In ruling on a workplace compensation case, Italy’s highest civil court has stated that mobile phones can cause brain tumours. The ruling is being criticized by medical experts in Italy and abroad, who note that no scientific study has yet proven a clear causal link between the use of mobile phones and health risks. In a 12 October decision that was made public this week, the Labour Law section of Italy’s High Court ruled in favour of Innocente Marcolini, a former commerce manager in Brescia. Marcolini had developed a tumour of the trigeminal ganglion, near his left ear, and claimed it was a consequence of speaking on a mobile phone up to 6 hours a day for 12 years because his job demanded it. Although the tumour was successfully removed, Marcolini was left with severe problems (such as intense pain) and thus asked for compensation from INAIL, the Italian agency that insures work-related health risks. INAIL rejected his request, noting that there is not enough evidence linking mobile-phone use to brain tumours. In particular, it quoted conclusions from the World Health Organization (WHO), which in its literature states that “to date, no adverse health effects have been established as being caused by mobile phone use” (see ‘Mobile phones officially under suspicion’).

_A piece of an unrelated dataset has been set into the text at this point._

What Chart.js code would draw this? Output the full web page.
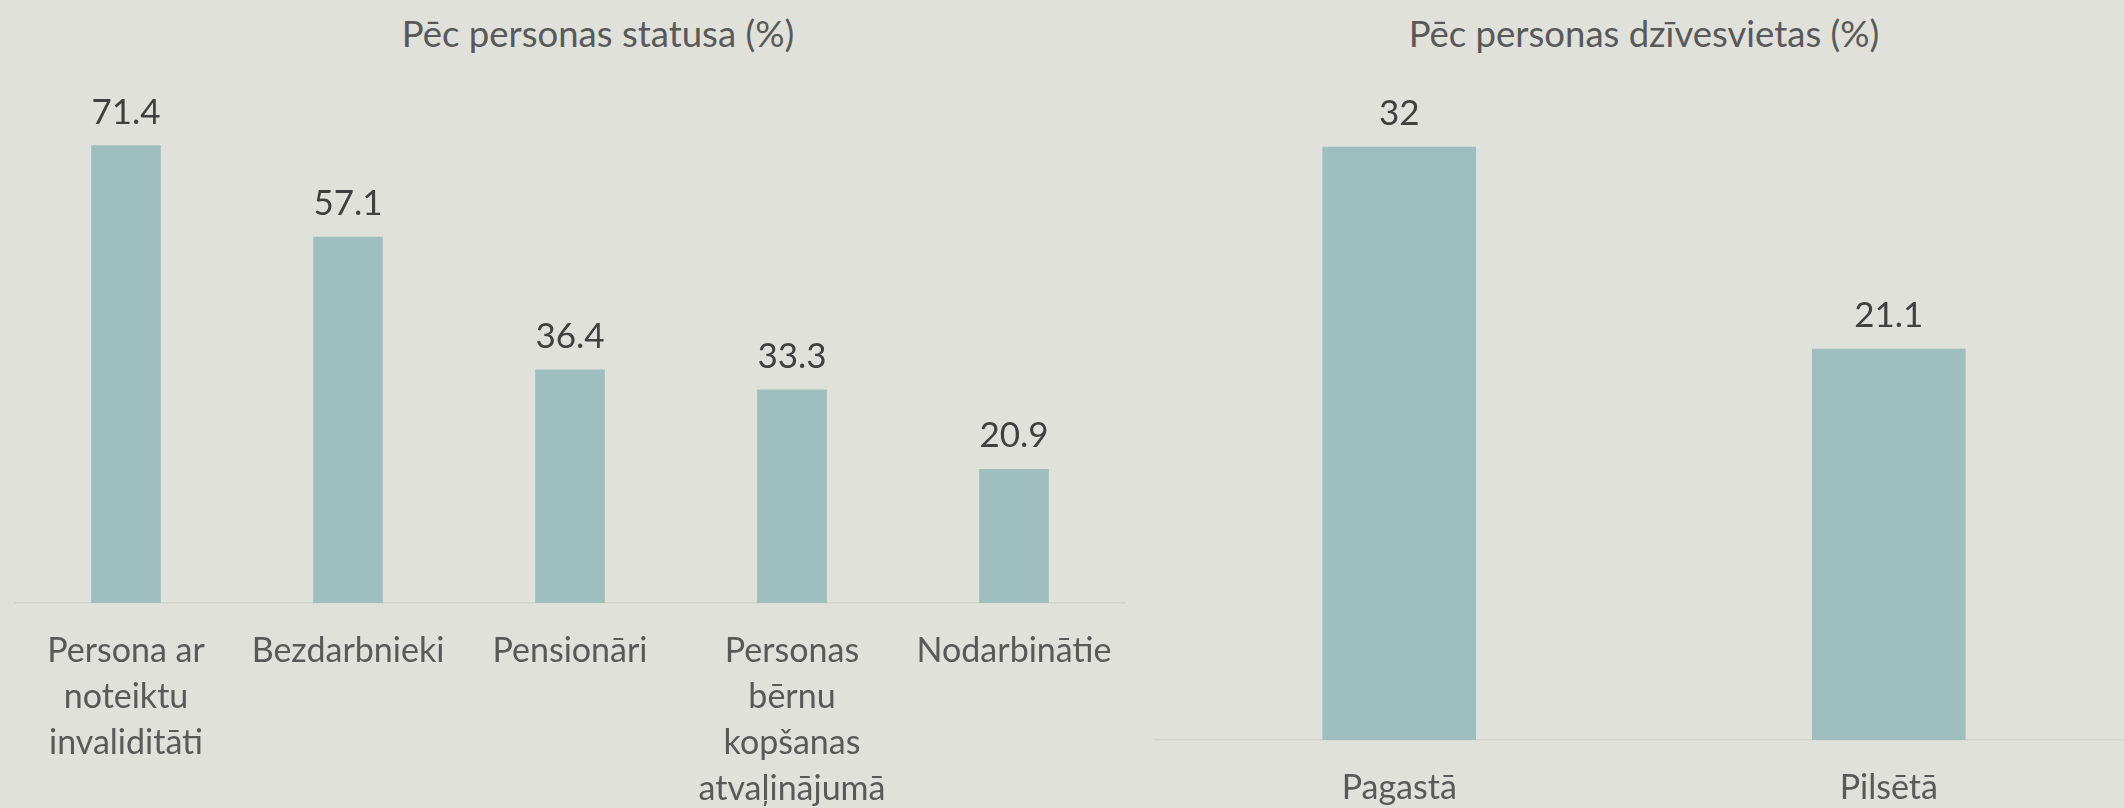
<!DOCTYPE html>
<html>
<head>
<meta charset="utf-8">
<script src="https://cdn.jsdelivr.net/npm/chart.js@4.4.1/dist/chart.umd.min.js"></script>
<style>
  html, body { margin: 0; padding: 0; background: #e0e1db; overflow: hidden; }
  body { width: 2124px; height: 808px; position: relative; font-family: Lato, sans-serif; }
  .title { position: absolute; top: 10px; color: #595959; font-size: 36.5px; white-space: nowrap; transform: translateX(-50%); line-height: 46px; }
  #statusWrap { position: absolute; left: 0; top: 0; width: 1140px; height: 808px; }
  #placeWrap { position: absolute; left: 1140px; top: 0; width: 1000px; height: 808px; }
</style>
</head>
<body>
<div class="title" style="left:598px">Pēc personas statusa (%)</div>
<div class="title" style="left:1644px">Pēc personas dzīvesvietas (%)</div>
<div id="statusWrap"><canvas id="statusChart"></canvas></div>
<div id="placeWrap"><canvas id="placeChart"></canvas></div>
<script>
// data
const statusLabels = [
  ['Persona ar', 'noteiktu', 'invaliditāti'],
  'Bezdarbnieki',
  'Pensionāri',
  ['Personas', 'bērnu', 'kopšanas', 'atvaļinājumā'],
  'Nodarbinātie'
];
const statusValues = [71.4, 57.1, 36.4, 33.3, 20.9];
const placeLabels = ['Pagastā', 'Pilsētā'];
const placeValues = [32, 21.1];

const barColor = '#9fbfbe';
const labelColor = '#595959';

// value labels above each bar
const valueLabels = {
  id: 'valueLabels',
  afterDatasetsDraw(chart) {
    const ctx = chart.ctx;
    const meta = chart.getDatasetMeta(0);
    const values = chart.data.datasets[0].data;
    ctx.save();
    ctx.font = '35px Lato';
    ctx.fillStyle = '#404040';
    ctx.textAlign = 'center';
    ctx.textBaseline = 'alphabetic';
    meta.data.forEach(function (bar, i) {
      ctx.fillText(String(values[i]), bar.x, bar.y - 21.5);
    });
    ctx.restore();
  }
};

function makeChart(canvas, labels, values, yMax, pad, axisHeight) {
  return new Chart(canvas, {
    type: 'bar',
    data: {
      labels: labels,
      datasets: [{
        data: values,
        backgroundColor: barColor,
        borderWidth: 0,
        categoryPercentage: 1,
        barPercentage: 0.314
      }]
    },
    options: {
      responsive: true,
      maintainAspectRatio: false,
      animation: false,
      layout: { padding: pad },
      plugins: {
        legend: { display: false },
        tooltip: { enabled: false }
      },
      scales: {
        x: {
          grid: { display: false, drawTicks: false },
          border: { display: true, color: '#d4d5d0', width: 1.5 },
          ticks: {
            color: labelColor,
            font: { family: 'Lato', size: 34, lineHeight: 1.353 },
            padding: 25,
            autoSkip: false,
            maxRotation: 0
          },
          afterFit: function (scale) { scale.height = axisHeight; }
        },
        y: {
          display: false,
          min: 0,
          max: yMax
        }
      }
    },
    plugins: [valueLabels]
  });
}

const statusCanvas = document.getElementById('statusChart');
if (statusCanvas) {
  makeChart(statusCanvas, statusLabels, statusValues, 80,
    { left: 15, right: 15, top: 90, bottom: 0 }, 205);
}

const placeCanvas = document.getElementById('placeChart');
if (placeCanvas) {
  makeChart(placeCanvas, placeLabels, placeValues, 35,
    { left: 14.5, right: 6.5, top: 91, bottom: 0 }, 68);
}
</script>
</body>
</html>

At first a civil court ruled against Marcolini, who appealed. The Appeal Court placed more weight on research done by Lennart Hardell’s group at the University of Örebro in Sweden, which years ago suggested that the use of mobile phones for more than ten years leads to increased risk for acoustic neuroma and glioma. The Appeal Court considered this work more “reliable” and more “independent” than large international studies such as the Interphone study (conducted by the International Agency for Research on Cancer and funded jointly by the industry and the European Commission), as Hardell’s studies were not funded by mobile-phone manufacturers. The Interphone study, published in 2010, failed to provide solid evidence that mobile phones increased the risk of brain tumours, although it hinted at a slightly higher risk for ‘heavy’ users (see ‘No link found between mobile phones and cancer’).
A further appeal from INAIL brought the case in front of the High Court, which has confirmed the Appeal Court’s decision and ruled once again in favour of Marcolini. The sentence is now final. Italian consumer advocacy organizations, such as CODACONS, celebrated the ruling, which they say will create a precedent that allows consumers who use mobile phones for many hours a day to sue mobile-phone manufacturers if they develop a tumour.
But Michael Repacholi, former coordinator of the WHO’s Electromagnetic Fields Project, disagrees with the ruling and its motivations. “Funds [for the Interphone study] were provided to a committee of the International Union Against Cancer who acted as a firewall between the funders and sponsors so that the researchers had no contact with any of the sponsors,” he wrote in an e-mail to Nature. “Thus the industry contribution had absolutely no influence on the study outcome. It is unfortunate that the judge thought the Hardell study was the only independent one, when the WHO/IARC study was independent and was the largest study ever conducted on this topic”. Hardell could not be reached for comment.